No, no it isn’t. There are a handful of TV channels, even taking cable and satellite into account, and a relatively small number of movies released every week. It’s practical to rate movies. TV programmes are distributed centrally, so pressure can be placed on a small number of UK-based commercial entities when they do naughty things.
The Internet is very different. Firstly, counting the number of web pages is rather harder. This is what Wikipedia has to say:
As of March 2009, the indexable web contains at least 25.21 billion pages. On July 25, 2008, Google software engineers Jesse Alpert and Nissan Hajaj announced that Google Search had discovered one trillion unique URLs.
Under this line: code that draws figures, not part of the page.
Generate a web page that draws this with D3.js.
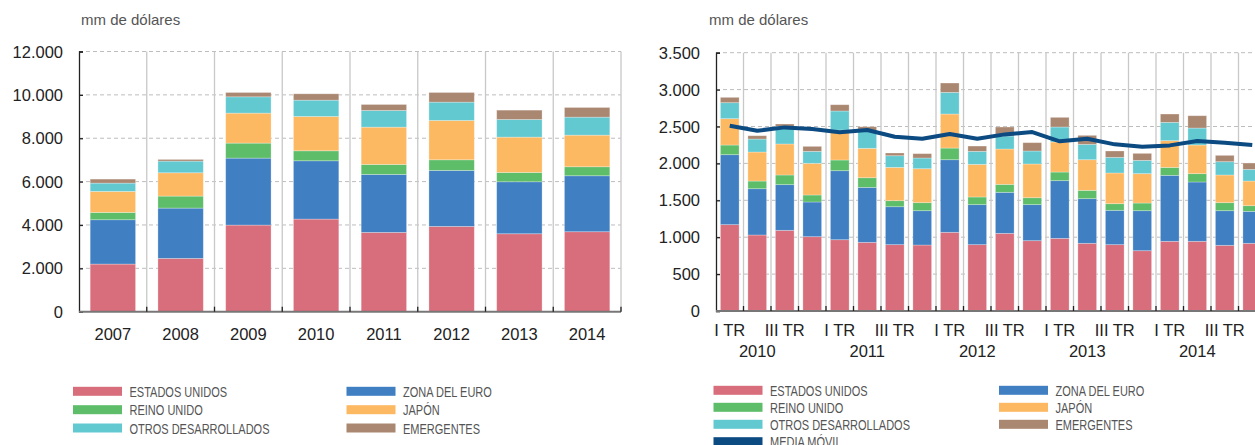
<!DOCTYPE html>
<html>
<head>
<meta charset="UTF-8">
<title>Inversión en cartera por área de destino</title>
<script src="https://cdn.jsdelivr.net/npm/d3@7"></script>
<style>
  body { margin: 0; background: #fff; }
  svg { display: block; font-family: "Liberation Sans", Arial, sans-serif; }
  .tick-label { font-size: 16.5px; fill: #222; }
  .unit { font-size: 15px; fill: #555; }
  .legend text { font-size: 15.5px; fill: #555; }
  .hgrid { stroke: #bdbdbd; stroke-dasharray: 4,3; }
  .vgrid { stroke: #c8c8c8; stroke-width: 1.3; }
</style>
</head>
<body>
<div id="graphe"></div>
<script>
// series (mm de dólares)
var series = ["ESTADOS UNIDOS", "ZONA DEL EURO", "REINO UNIDO", "JAPÓN", "OTROS DESARROLLADOS", "EMERGENTES"];
var colors = ["#d86d7b", "#3f7fc2", "#5ebd69", "#fdb862", "#63c9d1", "#aa8770"];

// left panel: annual
var years = ["2007", "2008", "2009", "2010", "2011", "2012", "2013", "2014"];
var usA  = [2197, 2458, 3995, 4271, 3657, 3933, 3595, 3688];
var ezA  = [2044, 2320, 3088, 2689, 2673, 2582, 2397, 2581];
var ukA  = [338, 554, 692, 461, 461, 491, 430, 415];
var jpA  = [968, 1075, 1383, 1583, 1721, 1813, 1629, 1459];
var odA  = [384, 538, 752, 753, 769, 846, 815, 830];
var emA  = [184, 77, 200, 292, 276, 445, 430, 446];
var ticksA = [0, 2000, 4000, 6000, 8000, 10000, 12000];

// right panel: quarterly 2010-2014
var quarters = ["I TR", "II TR", "III TR", "IV TR"];
var qYears = ["2010", "2011", "2012", "2013", "2014"];
var usQ = [1170, 1030, 1093, 1007, 966, 930, 899, 894, 1066, 899, 1052, 953, 984, 917, 899, 817, 944, 944, 890, 917];
var ezQ = [948, 627, 619, 470, 935, 745, 514, 465, 984, 542, 556, 488, 782, 605, 465, 542, 894, 804, 469, 433];
var ukQ = [131, 104, 131, 95, 145, 131, 82, 109, 158, 104, 108, 94, 117, 113, 90, 104, 108, 113, 109, 77];
var jpQ = [357, 393, 420, 429, 406, 398, 451, 460, 461, 442, 479, 457, 407, 415, 416, 398, 362, 388, 375, 334];
var odQ = [217, 176, 239, 162, 258, 239, 158, 145, 293, 176, 176, 176, 203, 208, 212, 180, 248, 230, 180, 158];
var emQ = [72, 45, 32, 68, 85, 54, 37, 59, 127, 72, 122, 113, 131, 122, 86, 95, 113, 167, 86, 86];
var mediaMovil = [2511, 2443, 2488, 2466, 2421, 2452, 2362, 2335, 2398, 2335, 2393, 2425, 2299, 2335, 2258, 2226, 2244, 2303, 2281, 2249];
var ticksQ = [0, 500, 1000, 1500, 2000, 2500, 3000, 3500];

var fmt = function(v) { return d3.format(",")(v).replace(/,/g, "."); };

var svg = d3.select("#graphe").append("svg")
    .attr("width", 1255)
    .attr("height", 445);

function stackRows(labels, cols) {
  return labels.map(function(l, i) {
    var row = { label: l, i: i };
    series.forEach(function(s, k) { row[s] = cols[k][i]; });
    return row;
  });
}

function panel(opts) {
  var g = svg.append("g");
  var x = d3.scaleBand().domain(opts.labels).range([opts.x0, opts.x1])
      .paddingInner(opts.pad).paddingOuter(opts.pad / 2);
  var y = d3.scaleLinear().domain([0, opts.ymax]).range([opts.y0, opts.y1]);
  var step = x.step();

  g.append("text").attr("class", "unit")
    .attr("x", opts.unitX).attr("y", 25).text("mm de dólares");

  // horizontal grid
  g.append("g").selectAll("line").data(opts.ticks.slice(1)).enter().append("line")
    .attr("class", "hgrid")
    .attr("x1", opts.x0).attr("x2", opts.x1)
    .attr("y1", function(d) { return y(d); }).attr("y2", function(d) { return y(d); });

  // vertical grid at category boundaries
  g.append("g").selectAll("line").data(d3.range(1, opts.labels.length + 1)).enter().append("line")
    .attr("class", "vgrid")
    .attr("x1", function(i) { return opts.x0 + i * step; })
    .attr("x2", function(i) { return opts.x0 + i * step; })
    .attr("y1", opts.y1).attr("y2", opts.y0);

  var stacked = d3.stack().keys(series)(stackRows(opts.labels, opts.cols));
  g.append("g").selectAll("g").data(stacked).enter().append("g")
    .attr("fill", function(d, k) { return colors[k]; })
    .selectAll("rect").data(function(d) { return d; }).enter().append("rect")
    .attr("x", function(d) { return x(d.data.label); })
    .attr("width", x.bandwidth())
    .attr("y", function(d) { return y(d[1]); })
    .attr("height", function(d) { return y(d[0]) - y(d[1]); })
    .attr("stroke", "#fff").attr("stroke-opacity", 0.35).attr("stroke-width", 0.8);

  // axes
  var yAxis = g.append("g").attr("transform", "translate(" + opts.x0 + ",0)")
    .call(d3.axisRight(y).tickValues(opts.ticks).tickSize(4).tickFormat(""));
  yAxis.select(".domain").attr("stroke", "#222").attr("stroke-width", 1.3);
  yAxis.selectAll(".tick line").attr("stroke", "#222").attr("stroke-width", 1.3);

  g.append("g").selectAll("text").data(opts.ticks).enter().append("text")
    .attr("class", "tick-label")
    .attr("x", opts.x0 - 16).attr("y", function(d) { return y(d) + 6; })
    .attr("text-anchor", "end").text(fmt);

  g.append("line").attr("x1", opts.x0).attr("x2", opts.x1)
    .attr("y1", opts.y0).attr("y2", opts.y0)
    .attr("stroke", "#777").attr("stroke-width", 2);
  g.append("g").selectAll("line").data(d3.range(1, opts.labels.length + 1)).enter().append("line")
    .attr("x1", function(i) { return opts.x0 + i * step; })
    .attr("x2", function(i) { return opts.x0 + i * step; })
    .attr("y1", opts.y0).attr("y2", opts.y0 - 5)
    .attr("stroke", "#222").attr("stroke-width", 1.3);

  return { g: g, x: x, y: y };
}

// left
var left = panel({
  labels: years, cols: [usA, ezA, ukA, jpA, odA, emA], ticks: ticksA, ymax: 12000,
  x0: 79, x1: 621, y0: 311.7, y1: 51.5, pad: 0.33, unitX: 81
});
left.g.append("g").selectAll("text").data(years).enter().append("text")
  .attr("class", "tick-label")
  .attr("x", function(d) { return left.x(d) + left.x.bandwidth() / 2; })
  .attr("y", 340).attr("text-anchor", "middle").text(function(d) { return d; });

// right
var qLabels = [];
qYears.forEach(function(yr) { quarters.forEach(function(q) { qLabels.push(q + " " + yr); }); });
var right = panel({
  labels: qLabels, cols: [usQ, ezQ, ukQ, jpQ, odQ, emQ], ticks: ticksQ, ymax: 3500,
  x0: 716, x1: 1266, y0: 311, y1: 52.7, pad: 0.32, unitX: 709
});
var cx = function(l) { return right.x(l) + right.x.bandwidth() / 2; };

right.g.append("path")
  .datum(mediaMovil)
  .attr("fill", "none").attr("stroke", "#0c4a82").attr("stroke-width", 4)
  .attr("stroke-linejoin", "round")
  .attr("d", d3.line()
    .x(function(d, i) { return cx(qLabels[i]); })
    .y(function(d) { return right.y(d); }));

right.g.append("g").selectAll("text")
  .data(qLabels.filter(function(l, i) { return i % 2 === 0; })).enter().append("text")
  .attr("class", "tick-label")
  .attr("x", cx).attr("y", 336).attr("text-anchor", "middle")
  .text(function(d) { return d.split(" ").slice(0, 2).join(" "); });

right.g.append("g").selectAll("text").data(qYears).enter().append("text")
  .attr("class", "tick-label")
  .attr("x", function(yr) { return cx("II TR " + yr); }).attr("y", 357).attr("text-anchor", "middle")
  .text(function(d) { return d; });

// legends
function legend(x0, x1, ys, items) {
  var lg = svg.append("g").attr("class", "legend");
  items.forEach(function(it) {
    var lx = it.col === 0 ? x0 : x1;
    var ly = ys[it.row];
    lg.append("rect").attr("x", lx).attr("y", ly - 4.5).attr("width", 49).attr("height", 9)
      .attr("fill", it.color);
    lg.append("text").attr("transform", "translate(" + (lx + 56.5) + "," + (ly + 5.5) + ") scale(0.71,1)")
      .text(it.name);
  });
}
var order = [[0, 0, 0], [1, 1, 0], [2, 0, 1], [3, 1, 1], [4, 0, 2], [5, 1, 2]];
var legItems = order.map(function(o) { return { name: series[o[0]], color: colors[o[0]], col: o[1], row: o[2] }; });
legend(73, 346.5, [391.3, 409.7, 428], legItems);
legend(713.5, 999, [390.3, 407.3, 424.3, 441.7],
  legItems.concat([{ name: "MEDIA MÓVIL", color: "#0c4a82", col: 0, row: 3 }]));
</script>
</body>
</html>
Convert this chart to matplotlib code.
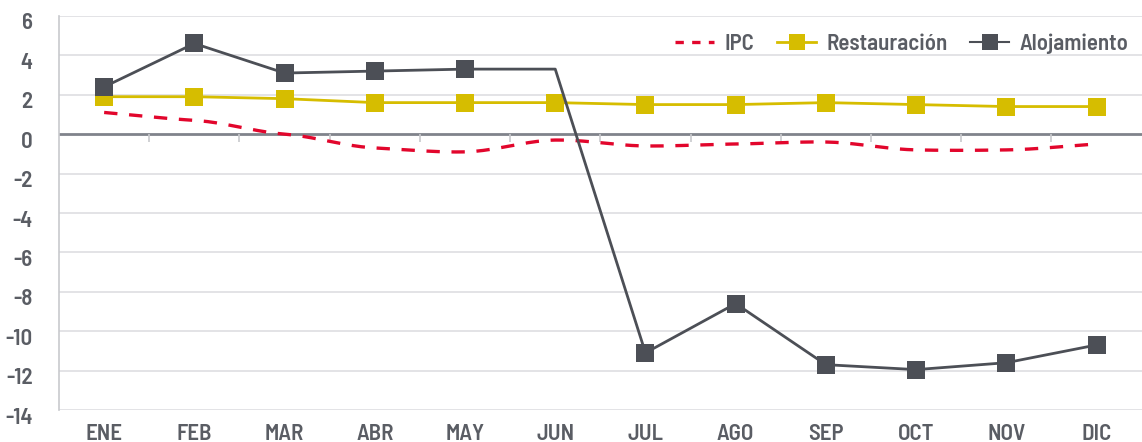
import numpy as np
import matplotlib
matplotlib.use("Agg")
import matplotlib.pyplot as plt
import matplotlib.transforms as mtransforms
from matplotlib.lines import Line2D

months = ["ENE", "FEB", "MAR", "ABR", "MAY", "JUN", "JUL", "AGO", "SEP", "OCT", "NOV", "DIC"]
ipc = [1.1, 0.7, 0.0, -0.7, -0.9, -0.3, -0.6, -0.5, -0.4, -0.8, -0.8, -0.5]
restauracion = [1.9, 1.9, 1.8, 1.6, 1.6, 1.6, 1.5, 1.5, 1.6, 1.5, 1.4, 1.4]
alojamiento = [2.4, 4.6, 3.1, 3.2, 3.3, 3.3, -11.1, -8.6, -11.7, -11.95, -11.6, -10.7]
aloj_marker_months = [0, 1, 2, 3, 4, 6, 7, 8, 9, 10, 11]  # JUN drawn without marker
yticks = [6, 4, 2, 0, -2, -4, -6, -8, -10, -12, -14]

RED = "#e2062c"
YELLOW = "#d6bd00"
DARK = "#4c4f56"
TXT = "#5a5d64"
GRID = "#dedee2"

plt.rcParams['font.family'] = ['Barlow Semi Condensed', 'Roboto Condensed', 'DejaVu Sans']
plt.rcParams['font.weight'] = 600

def smooth(x, y, n=20):
    x = np.asarray(x, float); y = np.asarray(y, float)
    xs, ys = [], []
    m = np.zeros_like(y)
    m[1:-1] = (y[2:] - y[:-2]) / (x[2:] - x[:-2]) * 0.5
    m[0] = (y[1] - y[0]) / (x[1] - x[0]); m[-1] = (y[-1] - y[-2]) / (x[-1] - x[-2])
    for i in range(len(x) - 1):
        h = x[i + 1] - x[i]
        s = np.linspace(0, 1, n, endpoint=False)
        h00 = 2*s**3 - 3*s**2 + 1; h10 = s**3 - 2*s**2 + s
        h01 = -2*s**3 + 3*s**2; h11 = s**3 - s**2
        xs.append(x[i] + s*h)
        ys.append(h00*y[i] + h10*h*m[i] + h01*y[i+1] + h11*h*m[i+1])
    xs.append([x[-1]]); ys.append([y[-1]])
    return np.concatenate(xs), np.concatenate(ys)

fig = plt.figure(figsize=(11.42, 4.42), dpi=100)
ax = fig.add_axes([0.0517, 0.0724, 0.948, 0.8916])

x = np.arange(len(months))
ax.set_xlim(-0.5, len(months) - 0.5)
ax.set_ylim(-14, 6)
ax.set_yticks(yticks)
ax.set_yticklabels([str(v) for v in yticks])
ax.set_xticks(x)
ax.set_xticklabels(months)

for v in yticks:
    if v != 0:
        ax.axhline(v, color=GRID, lw=1.2, zorder=0)
ax.axhline(0, color="#80838b", lw=2, zorder=1)
# small ticks under the zero line at category boundaries
ax.vlines(x[:-1] + 0.5, -0.4, 0, color="#c8c9cd", lw=1.2, zorder=1)

for s in ["top", "right", "bottom"]:
    ax.spines[s].set_visible(False)
ax.spines["left"].set_color("#c8c9cd")
ax.spines["left"].set_linewidth(1.2)
ax.tick_params(axis="both", length=0, labelsize=16.5, labelcolor=TXT)
ax.tick_params(axis="y", pad=19)
ax.tick_params(axis="x", pad=10)
off = mtransforms.ScaledTranslation(0, -4/72, fig.dpi_scale_trans)
for lab in ax.get_yticklabels():
    lab.set_transform(lab.get_transform() + off)

sx, sy = smooth(x, ipc)
ax.plot(sx, sy, color=RED, lw=2.4, dashes=(4, 3.5), zorder=3)

ax.plot(x, restauracion, color=YELLOW, lw=2.0, marker="s", markersize=13,
        markeredgewidth=0, zorder=4)

ax.plot(x, alojamiento, color=DARK, lw=2.0, zorder=5)
ax.plot(x[aloj_marker_months], np.array(alojamiento)[aloj_marker_months],
        ls="none", color=DARK, marker="s", markersize=13, markeredgewidth=0, zorder=6)

handles = [
    Line2D([], [], color=RED, lw=2.4, dashes=(2.5, 2.5)),
    Line2D([], [], color=YELLOW, lw=2.0, marker="s", markersize=12, markeredgewidth=0),
    Line2D([], [], color=DARK, lw=1.5, marker="s", markersize=12, markeredgewidth=0),
]
leg = ax.legend(handles, ["IPC", "Restauración", "Alojamiento"], loc="upper right",
                bbox_to_anchor=(1.007, 1.008), ncol=3, frameon=False, fontsize=16.5,
                handlelength=1.7, columnspacing=1.0, handletextpad=0.45,
                borderaxespad=0.5)
for t in leg.get_texts():
    t.set_color(TXT)

fig.savefig("out.png", dpi=100)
Note that even the smaller number is from three years ago. I’d bet that it’s not smaller now. Clearly the same system of rating an regulation clearly isn’t going to work on that scale. And even if it was possible to rate each of these sites, the UK government has little leverage over foreign websites.
There are basically three ways to automate the process: white list, black list and keyword scanning.
A white list says “you can visit these websites.” Even assuming no new websites are ever added and no new content is ever created, rating those 25 billion pages is not practical. I don’t think we want an official approved reading list.
A black list is the opposite: “you can visit anything except these pages.” We have the same scale problem as with white lists and a few more. Much of the Internet is “user contributed” and it’s not hard to create new sites. If my site is blocked, I can create a new one with the same content very, very quickly. Basically, there’s just no way to keep on top of new content.
Keyword scanning is exactly as it sounds. Your internet traffic is scanned and if certain keywords are spotted, the page is blocked. It’s automated and dynamic, but what keywords do you look for? “Sex”? Well, do you want to block “sex education” websites? “Porn”? That would block anti-porn discussion as well as the real thing.
The scanners can be a lot more sophisticated than this but the fundamental problem remains: there’s no way to be sure that they are blocking the correct content. Both good and bad sites are blocked, and still with no guarantee that nothing untoward gets through.
In all cases, if children can still access “adult” content with relative ease — both deliberately and accidentally — what’s the point?
Of course I’m not in favour of taking content without paying for it or exposing children to inappropriate material. But, to use a cliche, the genie is out the bottle. Like the reaction to WikiLeaks there is little point in pretending that nothing has changed or that the same techniques and tools can be used to fight them.
Instead, if you’re a publisher you need to make your content legally available and easier to access than the alternative. iTunes has showed that people are willing to pay. So far, you’ve mostly shown that you’d rather treat paying customers as criminals. That’s not helping.
As for protecting children, it all comes back to being a responsible parent. Put the computer in the living room. Talk to them. Sure, use white or black lists or filtering, just be aware that it can never be 100% effective and that not everyone has children that need protecting. Whatever the Daily Mail and your technically unaware MP says, you can’t say the connection is being checked, problem solved.